---------- DATA EXCERPT
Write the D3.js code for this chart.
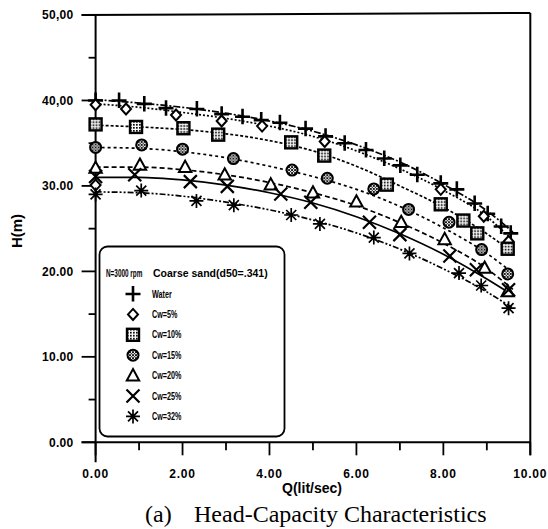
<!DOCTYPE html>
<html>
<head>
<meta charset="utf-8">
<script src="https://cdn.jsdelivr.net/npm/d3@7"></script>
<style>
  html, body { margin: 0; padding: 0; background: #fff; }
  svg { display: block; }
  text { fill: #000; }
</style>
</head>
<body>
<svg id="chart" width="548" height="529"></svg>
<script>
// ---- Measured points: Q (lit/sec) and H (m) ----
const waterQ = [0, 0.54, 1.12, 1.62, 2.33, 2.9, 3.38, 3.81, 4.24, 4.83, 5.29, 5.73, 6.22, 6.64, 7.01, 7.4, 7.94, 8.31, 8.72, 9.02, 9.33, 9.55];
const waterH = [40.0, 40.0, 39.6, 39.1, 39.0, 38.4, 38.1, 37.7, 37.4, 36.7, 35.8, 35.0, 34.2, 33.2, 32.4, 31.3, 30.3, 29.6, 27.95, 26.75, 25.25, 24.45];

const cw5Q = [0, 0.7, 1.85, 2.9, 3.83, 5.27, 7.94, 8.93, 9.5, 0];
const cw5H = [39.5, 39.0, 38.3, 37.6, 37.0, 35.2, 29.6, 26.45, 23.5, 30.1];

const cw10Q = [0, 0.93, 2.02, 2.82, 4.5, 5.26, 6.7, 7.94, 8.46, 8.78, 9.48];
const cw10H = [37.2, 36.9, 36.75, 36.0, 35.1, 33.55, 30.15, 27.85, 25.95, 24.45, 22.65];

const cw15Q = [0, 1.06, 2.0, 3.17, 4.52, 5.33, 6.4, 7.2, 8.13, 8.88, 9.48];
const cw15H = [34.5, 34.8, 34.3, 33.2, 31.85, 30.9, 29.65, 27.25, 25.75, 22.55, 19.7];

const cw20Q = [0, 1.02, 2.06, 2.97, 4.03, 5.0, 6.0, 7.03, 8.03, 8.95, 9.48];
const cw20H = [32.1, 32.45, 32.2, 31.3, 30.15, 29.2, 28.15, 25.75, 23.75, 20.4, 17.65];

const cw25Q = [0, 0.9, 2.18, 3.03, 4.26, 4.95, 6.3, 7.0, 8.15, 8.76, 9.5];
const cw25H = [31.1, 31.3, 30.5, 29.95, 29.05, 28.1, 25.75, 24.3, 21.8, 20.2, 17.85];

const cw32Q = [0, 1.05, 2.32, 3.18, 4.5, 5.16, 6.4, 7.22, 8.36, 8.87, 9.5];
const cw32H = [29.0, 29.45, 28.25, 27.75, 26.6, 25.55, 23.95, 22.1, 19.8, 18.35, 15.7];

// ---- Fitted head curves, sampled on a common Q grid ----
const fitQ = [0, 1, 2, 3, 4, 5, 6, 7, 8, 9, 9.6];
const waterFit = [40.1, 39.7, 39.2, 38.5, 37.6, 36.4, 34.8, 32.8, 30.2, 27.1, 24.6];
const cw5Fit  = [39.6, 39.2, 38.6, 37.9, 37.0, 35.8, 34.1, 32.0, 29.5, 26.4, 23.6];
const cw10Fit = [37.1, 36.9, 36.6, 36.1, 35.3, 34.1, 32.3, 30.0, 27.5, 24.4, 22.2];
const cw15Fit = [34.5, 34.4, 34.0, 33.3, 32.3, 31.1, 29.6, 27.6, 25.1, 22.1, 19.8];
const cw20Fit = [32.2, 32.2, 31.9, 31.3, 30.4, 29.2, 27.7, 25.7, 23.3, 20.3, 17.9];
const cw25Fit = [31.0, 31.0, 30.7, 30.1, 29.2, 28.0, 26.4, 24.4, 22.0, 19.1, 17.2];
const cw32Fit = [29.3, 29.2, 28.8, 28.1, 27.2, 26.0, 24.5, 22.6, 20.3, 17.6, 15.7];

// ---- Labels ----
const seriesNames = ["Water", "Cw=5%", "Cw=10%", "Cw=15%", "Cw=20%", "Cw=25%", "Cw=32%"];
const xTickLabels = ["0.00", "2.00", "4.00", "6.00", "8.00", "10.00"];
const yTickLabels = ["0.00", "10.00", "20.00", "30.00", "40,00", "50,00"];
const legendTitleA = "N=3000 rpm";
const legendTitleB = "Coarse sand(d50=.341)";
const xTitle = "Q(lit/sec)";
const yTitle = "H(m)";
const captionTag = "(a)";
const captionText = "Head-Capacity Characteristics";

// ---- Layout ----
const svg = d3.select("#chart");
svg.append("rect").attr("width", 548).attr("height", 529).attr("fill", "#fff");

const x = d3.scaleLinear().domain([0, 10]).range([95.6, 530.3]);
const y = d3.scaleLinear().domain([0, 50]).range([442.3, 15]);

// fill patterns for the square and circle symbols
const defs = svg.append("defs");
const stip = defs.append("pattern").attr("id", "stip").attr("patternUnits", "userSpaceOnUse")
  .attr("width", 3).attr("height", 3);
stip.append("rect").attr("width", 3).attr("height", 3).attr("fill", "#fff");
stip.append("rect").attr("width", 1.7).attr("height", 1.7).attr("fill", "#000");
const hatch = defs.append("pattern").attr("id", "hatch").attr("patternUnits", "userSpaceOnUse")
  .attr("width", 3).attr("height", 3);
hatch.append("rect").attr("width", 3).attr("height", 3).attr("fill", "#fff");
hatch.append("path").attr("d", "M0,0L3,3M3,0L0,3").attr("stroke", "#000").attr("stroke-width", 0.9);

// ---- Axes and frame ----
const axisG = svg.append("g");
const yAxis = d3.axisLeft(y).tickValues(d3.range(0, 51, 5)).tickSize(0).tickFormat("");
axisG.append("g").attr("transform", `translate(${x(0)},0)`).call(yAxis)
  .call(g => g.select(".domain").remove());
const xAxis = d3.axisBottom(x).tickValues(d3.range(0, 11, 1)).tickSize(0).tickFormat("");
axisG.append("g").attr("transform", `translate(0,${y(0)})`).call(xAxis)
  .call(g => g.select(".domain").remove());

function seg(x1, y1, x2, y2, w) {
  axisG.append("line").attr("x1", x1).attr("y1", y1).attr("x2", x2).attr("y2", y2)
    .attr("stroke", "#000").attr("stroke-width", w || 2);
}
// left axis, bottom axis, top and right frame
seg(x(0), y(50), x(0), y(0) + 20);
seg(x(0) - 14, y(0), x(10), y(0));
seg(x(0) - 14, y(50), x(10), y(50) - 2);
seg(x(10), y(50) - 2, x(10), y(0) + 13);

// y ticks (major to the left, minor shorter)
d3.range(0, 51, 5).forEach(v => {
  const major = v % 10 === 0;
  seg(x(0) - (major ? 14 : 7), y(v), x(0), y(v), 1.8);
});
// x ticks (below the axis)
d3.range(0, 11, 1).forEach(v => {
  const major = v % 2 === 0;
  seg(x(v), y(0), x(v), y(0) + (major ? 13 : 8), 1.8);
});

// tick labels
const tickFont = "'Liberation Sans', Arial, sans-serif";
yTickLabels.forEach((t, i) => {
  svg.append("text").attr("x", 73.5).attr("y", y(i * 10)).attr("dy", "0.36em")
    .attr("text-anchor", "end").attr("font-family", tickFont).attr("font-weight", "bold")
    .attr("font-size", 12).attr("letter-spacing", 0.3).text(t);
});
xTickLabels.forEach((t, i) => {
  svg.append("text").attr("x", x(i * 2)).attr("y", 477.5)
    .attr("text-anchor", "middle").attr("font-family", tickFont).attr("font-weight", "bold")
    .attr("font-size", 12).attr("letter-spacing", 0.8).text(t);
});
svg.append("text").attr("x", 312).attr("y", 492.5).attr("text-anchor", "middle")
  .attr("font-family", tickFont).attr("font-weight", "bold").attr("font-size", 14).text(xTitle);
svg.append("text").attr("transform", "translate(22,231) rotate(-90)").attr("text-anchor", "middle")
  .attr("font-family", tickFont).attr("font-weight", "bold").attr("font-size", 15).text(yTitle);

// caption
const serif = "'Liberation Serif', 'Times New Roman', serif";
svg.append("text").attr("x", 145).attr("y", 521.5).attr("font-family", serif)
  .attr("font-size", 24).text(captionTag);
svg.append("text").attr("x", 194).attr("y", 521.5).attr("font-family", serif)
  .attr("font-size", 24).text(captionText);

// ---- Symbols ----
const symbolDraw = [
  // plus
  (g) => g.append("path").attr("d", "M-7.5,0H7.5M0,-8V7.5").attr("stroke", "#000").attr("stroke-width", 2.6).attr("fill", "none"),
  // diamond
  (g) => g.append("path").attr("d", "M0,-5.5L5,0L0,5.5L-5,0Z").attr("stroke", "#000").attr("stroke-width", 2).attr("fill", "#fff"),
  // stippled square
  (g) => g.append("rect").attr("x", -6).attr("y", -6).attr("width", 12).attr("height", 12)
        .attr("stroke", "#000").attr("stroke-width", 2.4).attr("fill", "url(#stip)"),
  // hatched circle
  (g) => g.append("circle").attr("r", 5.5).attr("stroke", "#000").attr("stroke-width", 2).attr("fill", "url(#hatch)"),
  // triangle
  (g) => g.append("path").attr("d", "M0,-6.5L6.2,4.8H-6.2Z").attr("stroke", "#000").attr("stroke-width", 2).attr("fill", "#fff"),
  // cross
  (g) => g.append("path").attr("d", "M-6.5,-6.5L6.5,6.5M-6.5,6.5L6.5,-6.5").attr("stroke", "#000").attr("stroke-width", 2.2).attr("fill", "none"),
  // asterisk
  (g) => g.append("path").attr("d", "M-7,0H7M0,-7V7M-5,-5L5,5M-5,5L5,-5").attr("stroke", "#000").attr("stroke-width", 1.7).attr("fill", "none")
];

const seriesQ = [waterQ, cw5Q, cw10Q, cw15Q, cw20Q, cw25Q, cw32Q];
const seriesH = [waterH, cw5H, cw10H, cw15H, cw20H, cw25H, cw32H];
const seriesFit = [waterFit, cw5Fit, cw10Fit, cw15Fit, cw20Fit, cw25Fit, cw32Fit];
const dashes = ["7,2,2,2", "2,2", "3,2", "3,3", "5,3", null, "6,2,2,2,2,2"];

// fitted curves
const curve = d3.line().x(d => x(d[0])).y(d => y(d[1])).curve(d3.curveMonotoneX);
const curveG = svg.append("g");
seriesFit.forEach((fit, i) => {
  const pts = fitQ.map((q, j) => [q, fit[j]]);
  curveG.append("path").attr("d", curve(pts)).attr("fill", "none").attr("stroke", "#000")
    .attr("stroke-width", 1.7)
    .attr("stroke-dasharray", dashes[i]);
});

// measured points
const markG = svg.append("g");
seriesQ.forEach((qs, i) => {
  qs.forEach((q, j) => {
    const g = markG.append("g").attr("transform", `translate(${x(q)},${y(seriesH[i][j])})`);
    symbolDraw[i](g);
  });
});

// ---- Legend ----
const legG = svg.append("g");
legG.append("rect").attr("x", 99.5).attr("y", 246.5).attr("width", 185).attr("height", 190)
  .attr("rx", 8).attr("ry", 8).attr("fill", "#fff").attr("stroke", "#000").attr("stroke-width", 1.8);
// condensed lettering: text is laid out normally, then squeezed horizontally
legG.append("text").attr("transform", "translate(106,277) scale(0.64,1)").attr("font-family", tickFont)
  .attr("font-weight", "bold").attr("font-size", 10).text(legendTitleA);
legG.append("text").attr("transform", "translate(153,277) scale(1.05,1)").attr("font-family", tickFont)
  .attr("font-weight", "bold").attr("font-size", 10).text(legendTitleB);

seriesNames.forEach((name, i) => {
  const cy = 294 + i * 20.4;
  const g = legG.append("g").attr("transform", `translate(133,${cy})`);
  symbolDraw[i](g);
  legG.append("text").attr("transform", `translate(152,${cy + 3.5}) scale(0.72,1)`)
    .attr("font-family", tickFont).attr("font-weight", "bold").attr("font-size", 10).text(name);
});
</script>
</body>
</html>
--------------------
[WHAT THIS TASK INVOLVES]:
Copy nothing but the lines from the top of the material through the line holding "23.75, 20.4, 17.65];", exactly as written; omit pictures.

[EXPECTED OUTPUT]:
Write the D3.js code for this chart.
<!DOCTYPE html>
<html>
<head>
<meta charset="utf-8">
<script src="https://cdn.jsdelivr.net/npm/d3@7"></script>
<style>
  html, body { margin: 0; padding: 0; background: #fff; }
  svg { display: block; }
  text { fill: #000; }
</style>
</head>
<body>
<svg id="chart" width="548" height="529"></svg>
<script>
// ---- Measured points: Q (lit/sec) and H (m) ----
const waterQ = [0, 0.54, 1.12, 1.62, 2.33, 2.9, 3.38, 3.81, 4.24, 4.83, 5.29, 5.73, 6.22, 6.64, 7.01, 7.4, 7.94, 8.31, 8.72, 9.02, 9.33, 9.55];
const waterH = [40.0, 40.0, 39.6, 39.1, 39.0, 38.4, 38.1, 37.7, 37.4, 36.7, 35.8, 35.0, 34.2, 33.2, 32.4, 31.3, 30.3, 29.6, 27.95, 26.75, 25.25, 24.45];

const cw5Q = [0, 0.7, 1.85, 2.9, 3.83, 5.27, 7.94, 8.93, 9.5, 0];
const cw5H = [39.5, 39.0, 38.3, 37.6, 37.0, 35.2, 29.6, 26.45, 23.5, 30.1];

const cw10Q = [0, 0.93, 2.02, 2.82, 4.5, 5.26, 6.7, 7.94, 8.46, 8.78, 9.48];
const cw10H = [37.2, 36.9, 36.75, 36.0, 35.1, 33.55, 30.15, 27.85, 25.95, 24.45, 22.65];

const cw15Q = [0, 1.06, 2.0, 3.17, 4.52, 5.33, 6.4, 7.2, 8.13, 8.88, 9.48];
const cw15H = [34.5, 34.8, 34.3, 33.2, 31.85, 30.9, 29.65, 27.25, 25.75, 22.55, 19.7];

const cw20Q = [0, 1.02, 2.06, 2.97, 4.03, 5.0, 6.0, 7.03, 8.03, 8.95, 9.48];
const cw20H = [32.1, 32.45, 32.2, 31.3, 30.15, 29.2, 28.15, 25.75, 23.75, 20.4, 17.65];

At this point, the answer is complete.